ECB Preview: Towards Restrictive
Inflationary pressures remain elevated and we believe the European Central Bank (ECB) will hike policy rates 50 basis points at its December meeting, and indicate that it expects to raise interest rates further.
We expect the Governing Council (GC) to make clear that a neutral policy setting might not be appropriate in all conditions, and expect a transition towards moving in 25 basis point increments next year, as the hiking cycle pivots from policy normalisation to policy tightening.
On Thursday, the ECB will also release key balance sheet reduction principles, with the most likely implication being a passive reduction of its standard asset purchase program (APP) holdings, starting around Q2 next year.
· We expect the ECB’s projections for the 2024 core and headline inflation numbers to have changed minimally compared to September and therefore remain somewhat above target, while the inaugural 2025 inflation projections will likely be very close to the ECB’s 2% price stability objective.
· Interest rates
o There remains considerable uncertainty where a neutral policy rate for the Euro area might be, but anything between 1.25% and 2.0% in nominal terms seems plausible. Current market pricing suggests a somewhat restrictive destination for the ECB, with a peak policy rate of 2.9% around the middle of next year. The terminal rate priced in the market looks reasonable given current information, the large uncertainty around inflation dynamics and relative to other major developed market jurisdictions, such as the UK or US.

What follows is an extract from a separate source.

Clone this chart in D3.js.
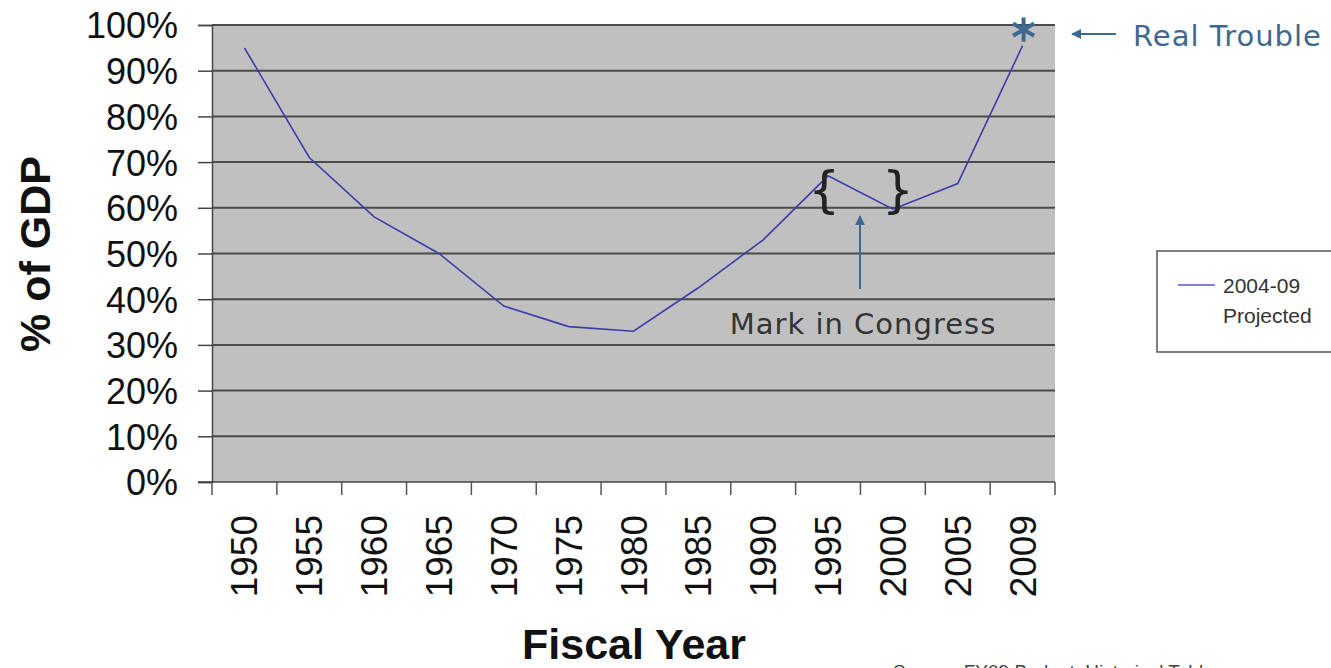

o We believe the ECB will likely transition towards moving in more conventional 25 basis point increments next year, as the hiking cycle pivots from policy normalisation to policy tightening and inflationary pressures are expected to gradually subside.
o Eurozone headline inflation is expected to peak at around current levels towards the end of this year or early next year, and decline fairly consistently throughout the course of next year.
· Balance sheet
o At the upcoming meeting, we expect the ECB will lay out the key principles for reducing the bond holdings in its APP portfolio. This broad roadmap will subsequently convert into a more precise plan delivered at its February or March meeting, that will allow for the APP portfolio to decline at a certain pace.
o We believe the ECB will communicate that, while the GC continues to view the set of policy rates as the primary monetary policy instrument, it is appropriate that the balance sheet is normalised in a measured and predictable way over time.
o For pandemic emergency purchase programme (PEPP), the GC currently intends to reinvest principal payments from maturing securities until at least the end of 2024. We expect the ECB to clarify that the tools for safeguarding the orderly transmission of monetary policy, notably flexible reinvestments under the PEPP and the new transmission protection instrument (TPI), will remain in place and PEPP reinvestments will remain as the first line of defense in the ECB’s anti-fragmentation toolkit.
o In our baseline, we expect some form of passive APP run-off starting next year, implying an annual unwind of up to €264bln of public sector securities in the case of a hard stop to APP reinvestments. A more likely scenario entails a gradual reduction of reinvestments over time.
o Regarding the targeted longer-term refinancing operations (TLTRO), a run-off of the €1.82trn TLTRO would see the ECB balance sheet shrink by around 21% until the end of 2024. As such, regular TLTRO maturities and early repayments will constitute the lion’s share of the ECB’s balance sheet reduction over the next two years. Nevertheless, excess liquidity will likely remain elevated over the medium term, hence we believe the deposit facility rate will continue to serve as the main policy rate for the foreseeable future.
· Economic projections
o In the ECB economic projections, their near term growth path will now potentially foresee a mild and short recession starting in Q4 of this year, with two consecutive quarters of negative growth in Q4 22 and Q1 23, followed by a recovery that gains steam during the summer and into end-2023.